**Given exercise**.
Look through the records below and collect all lines that hold the string "this".

**Supplied data**.
____
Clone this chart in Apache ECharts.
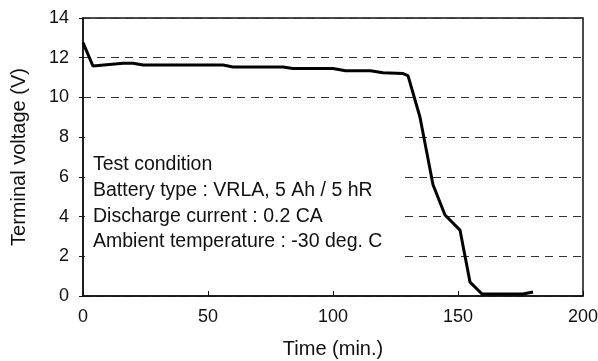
<!DOCTYPE html>
<html>
<head>
<meta charset="utf-8">
<script src="https://cdn.jsdelivr.net/npm/echarts@6/dist/echarts.min.js"></script>
<style>
  html, body { margin: 0; padding: 0; background: #fff; }
  #container { width: 598px; height: 361px; }
</style>
</head>
<body>
<div id="container"></div>
<script>
// discharge curve
var timeMin = [0, 4, 16, 20, 24, 56, 60, 80, 84, 100, 105, 115, 120, 128, 130, 134.8, 140, 144.8, 150.8, 154.8, 159.6, 176, 180];
var voltage = [12.76, 11.58, 11.72, 11.72, 11.63, 11.63, 11.53, 11.53, 11.46, 11.46, 11.34, 11.34, 11.24, 11.2, 11.1, 9.0, 5.6, 4.08, 3.32, 0.7, 0.1, 0.1, 0.2];
var noteLines = [
    'Test condition',
    'Battery type : VRLA, 5 Ah / 5 hR',
    'Discharge current : 0.2 CA',
    'Ambient temperature : -30 deg. C'
];

var font = '"Liberation Sans", Arial, sans-serif';
var lineData = [];
for (var i = 0; i < timeMin.length; i++) {
    lineData.push([timeMin[i], voltage[i]]);
}

var myChart = echarts.init(document.getElementById('container'));
var option = {
    animation: false,
    grid: {
        left: 83,
        right: 15,
        top: 18,
        bottom: 65,
        outerBoundsMode: 'none',
        containLabel: false,
        show: true,
        borderColor: '#111',
        borderWidth: 1.5
    },
    xAxis: {
        type: 'value',
        min: 0,
        max: 200,
        interval: 50,
        name: 'Time (min.)',
        nameLocation: 'middle',
        nameGap: 43,
        nameTextStyle: {fontFamily: font, fontSize: 20, color: '#111'},
        axisLine: {show: true, lineStyle: {color: '#111', width: 1.5}},
        axisTick: {show: true, inside: true, length: 5, lineStyle: {color: '#111'}},
        axisLabel: {fontFamily: font, fontSize: 18, color: '#111', margin: 12},
        splitLine: {show: false}
    },
    yAxis: {
        type: 'value',
        min: 0,
        max: 14,
        interval: 2,
        name: 'Terminal voltage (V)',
        nameLocation: 'middle',
        nameGap: 54,
        nameTextStyle: {fontFamily: font, fontSize: 20, color: '#111'},
        axisLine: {show: true, lineStyle: {color: '#111', width: 1.5}},
        axisTick: {show: true, length: 4, lineStyle: {color: '#111'}},
        axisLabel: {fontFamily: font, fontSize: 18, color: '#111', margin: 14},
        splitLine: {show: true, lineStyle: {color: '#333', width: 1, type: [8, 6]}}
    },
    graphic: [
        {
            type: 'rect',
            z: 50,
            shape: {x: 85, y: 127, width: 320, height: 141},
            style: {fill: '#fff'}
        },
        {
            type: 'text',
            z: 51,
            left: 93,
            top: 152,
            style: {
                text: noteLines.join('\n'),
                fontFamily: font,
                fontSize: 19.5,
                lineHeight: 25.7,
                fill: '#111'
            }
        }
    ],
    series: [
        {
            type: 'line',
            data: lineData,
            symbol: 'none',
            z: 60,
            lineStyle: {color: '#000', width: 3}
        }
    ]
};
myChart.setOption(option);
</script>
</body>
</html>
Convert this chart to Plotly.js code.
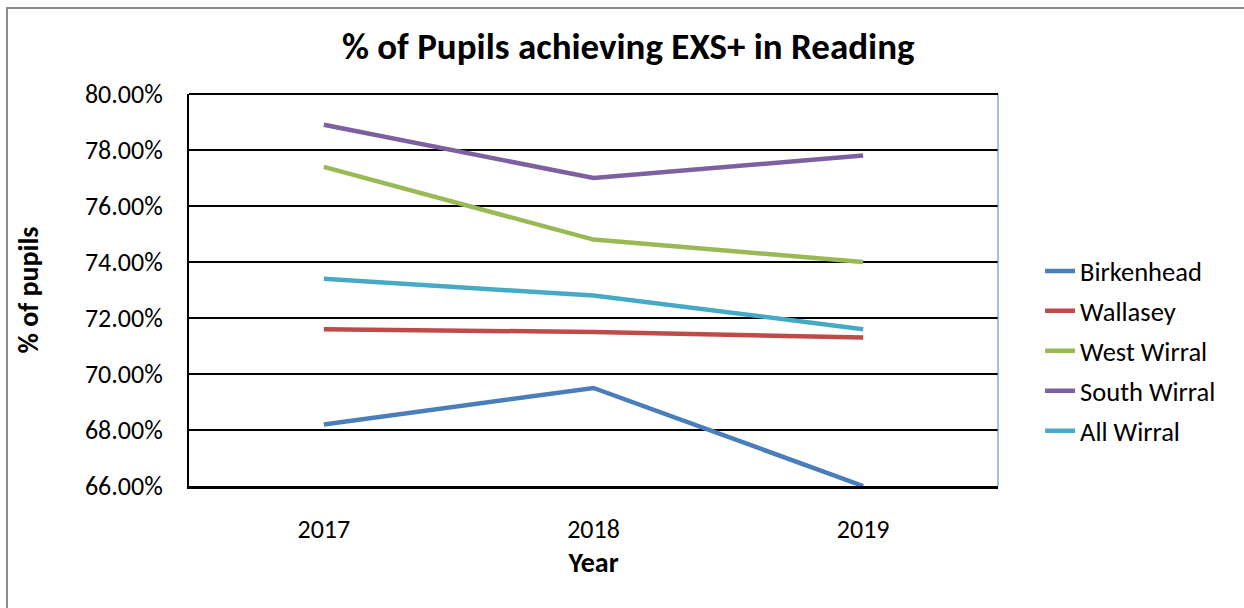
____
**Result**.
Clone this chart in Apache ECharts.
Convert this chart to Plotly.js code.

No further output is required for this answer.